Pour elle, il faut une grande capacité intellectuelle pour garder du recul, et du sang froid pour ne pas se laisser manipuler. Or l’éducation que nous avons reçue ne nous a pas préparés à l’IA. Pire, nous ne développons aucun des outils pour former les générations qui vont vivre avec l’IA. C’est pourquoi Monique Canto-Sperber prône la pratique du doute, du questionnement, de la découverte, de l’apprentissage… Serons-nous capables de nous poser les vraies questions, et de nous battre pour faire respecter les valeurs fondamentales comme la vie privée ou la propriété intellectuelle ? Serons-nous capables de défendre les normes qui créent la confiance, et sont à ce titre le meilleur terreau pour l’innovation ? C’est un enjeu gigantesque pour notre avenir collectif.

Ce mélange entre les témoignages des représentants d’entreprises et des penseurs et universitaires à la parole libre et critique fait partie des richesses des Entretiens de Royaumont.

Donc, si je ne devais retenir qu’une seule intervention, ce serait celle de Monique Canto-Sperber.

PRISMES :

Qu’est-ce qui vous a le plus étonnée ?

Catherine Dedieu :

L ’éléphant géant dans la pièce qui a été insuffisamment abordé, c’est l’enjeu énergétique et environnemental de l’IA. Comme si l’intelligence artificielle devait nécessairement s’imposer quel que soit son impact sur le climat, l’eau, les écosystèmes, à une époque où l’on ne peut plus consommer l’énergie sans réfléchir.
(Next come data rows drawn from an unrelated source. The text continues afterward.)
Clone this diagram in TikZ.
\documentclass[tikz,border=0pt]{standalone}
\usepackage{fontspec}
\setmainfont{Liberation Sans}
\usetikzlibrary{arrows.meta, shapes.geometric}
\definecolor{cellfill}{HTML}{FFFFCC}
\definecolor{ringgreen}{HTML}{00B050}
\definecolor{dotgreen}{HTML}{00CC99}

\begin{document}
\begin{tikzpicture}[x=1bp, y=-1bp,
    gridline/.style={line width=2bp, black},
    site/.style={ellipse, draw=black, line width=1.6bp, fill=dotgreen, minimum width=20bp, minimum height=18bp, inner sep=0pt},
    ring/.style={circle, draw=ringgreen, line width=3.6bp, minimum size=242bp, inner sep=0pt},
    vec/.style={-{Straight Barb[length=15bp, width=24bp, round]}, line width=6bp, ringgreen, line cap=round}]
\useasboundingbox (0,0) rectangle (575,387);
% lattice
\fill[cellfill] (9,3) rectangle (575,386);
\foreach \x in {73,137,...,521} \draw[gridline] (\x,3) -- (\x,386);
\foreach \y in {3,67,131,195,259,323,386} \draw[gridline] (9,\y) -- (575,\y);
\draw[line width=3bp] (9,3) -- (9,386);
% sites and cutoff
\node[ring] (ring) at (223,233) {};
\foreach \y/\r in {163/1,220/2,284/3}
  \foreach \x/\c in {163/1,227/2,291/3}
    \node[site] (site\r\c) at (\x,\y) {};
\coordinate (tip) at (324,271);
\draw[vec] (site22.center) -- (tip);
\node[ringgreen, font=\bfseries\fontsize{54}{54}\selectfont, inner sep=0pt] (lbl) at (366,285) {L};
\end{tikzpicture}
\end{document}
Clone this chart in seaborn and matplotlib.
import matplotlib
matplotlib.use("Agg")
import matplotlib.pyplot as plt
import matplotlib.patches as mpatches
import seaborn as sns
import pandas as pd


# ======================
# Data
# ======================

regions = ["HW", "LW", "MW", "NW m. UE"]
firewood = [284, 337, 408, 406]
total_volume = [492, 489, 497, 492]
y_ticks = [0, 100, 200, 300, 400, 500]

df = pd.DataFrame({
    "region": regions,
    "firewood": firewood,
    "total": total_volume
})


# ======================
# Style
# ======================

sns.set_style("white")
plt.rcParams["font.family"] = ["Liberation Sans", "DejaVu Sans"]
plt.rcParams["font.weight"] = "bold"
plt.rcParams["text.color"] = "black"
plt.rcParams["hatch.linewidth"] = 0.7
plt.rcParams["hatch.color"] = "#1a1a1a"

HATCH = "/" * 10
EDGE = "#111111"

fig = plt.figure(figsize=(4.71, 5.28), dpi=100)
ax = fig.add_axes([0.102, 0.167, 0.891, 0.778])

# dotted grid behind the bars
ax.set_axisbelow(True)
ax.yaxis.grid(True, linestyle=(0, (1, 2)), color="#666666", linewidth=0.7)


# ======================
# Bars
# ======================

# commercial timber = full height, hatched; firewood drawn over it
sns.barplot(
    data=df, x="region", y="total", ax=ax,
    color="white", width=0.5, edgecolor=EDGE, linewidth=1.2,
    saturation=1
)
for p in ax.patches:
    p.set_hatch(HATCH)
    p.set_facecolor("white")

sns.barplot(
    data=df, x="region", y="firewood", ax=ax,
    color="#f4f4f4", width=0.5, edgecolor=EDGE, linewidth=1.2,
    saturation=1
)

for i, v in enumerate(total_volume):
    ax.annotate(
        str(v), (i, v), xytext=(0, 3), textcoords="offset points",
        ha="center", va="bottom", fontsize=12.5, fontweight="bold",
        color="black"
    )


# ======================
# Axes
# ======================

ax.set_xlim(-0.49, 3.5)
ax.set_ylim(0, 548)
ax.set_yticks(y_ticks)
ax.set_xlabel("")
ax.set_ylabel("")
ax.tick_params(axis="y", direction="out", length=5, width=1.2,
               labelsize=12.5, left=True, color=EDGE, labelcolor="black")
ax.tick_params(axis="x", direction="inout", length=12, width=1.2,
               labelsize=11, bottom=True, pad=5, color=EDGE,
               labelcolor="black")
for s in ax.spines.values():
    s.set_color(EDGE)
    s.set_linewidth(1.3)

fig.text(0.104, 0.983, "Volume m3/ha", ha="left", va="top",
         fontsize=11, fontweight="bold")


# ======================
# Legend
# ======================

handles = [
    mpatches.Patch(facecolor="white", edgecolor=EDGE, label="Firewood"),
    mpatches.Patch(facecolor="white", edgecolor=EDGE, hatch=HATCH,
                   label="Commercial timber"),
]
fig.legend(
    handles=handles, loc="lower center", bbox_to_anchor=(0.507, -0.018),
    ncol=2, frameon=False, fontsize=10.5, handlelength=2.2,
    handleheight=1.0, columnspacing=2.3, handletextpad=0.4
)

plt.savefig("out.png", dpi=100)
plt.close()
Comme si la déferlante de l’IA balayait toute autre considération par ses effets de puissance. Alors qu’il est vital d’articuler révolution technologique et révolution écologique au service du vivant et de l’humanité.

Dernier point, j’ai été un peu déçue du faible nombre d’intervenantes spécialistes de l’IA. Le respect d’un équilibre des genres est très important parce que sur le sujet de l’IA la parole masculine, je l’ai encore constaté à cette occasion, a un effet de puissance, d’autorité, d’intimidation alors que le sujet mérite réflexion, pratique et ouverture.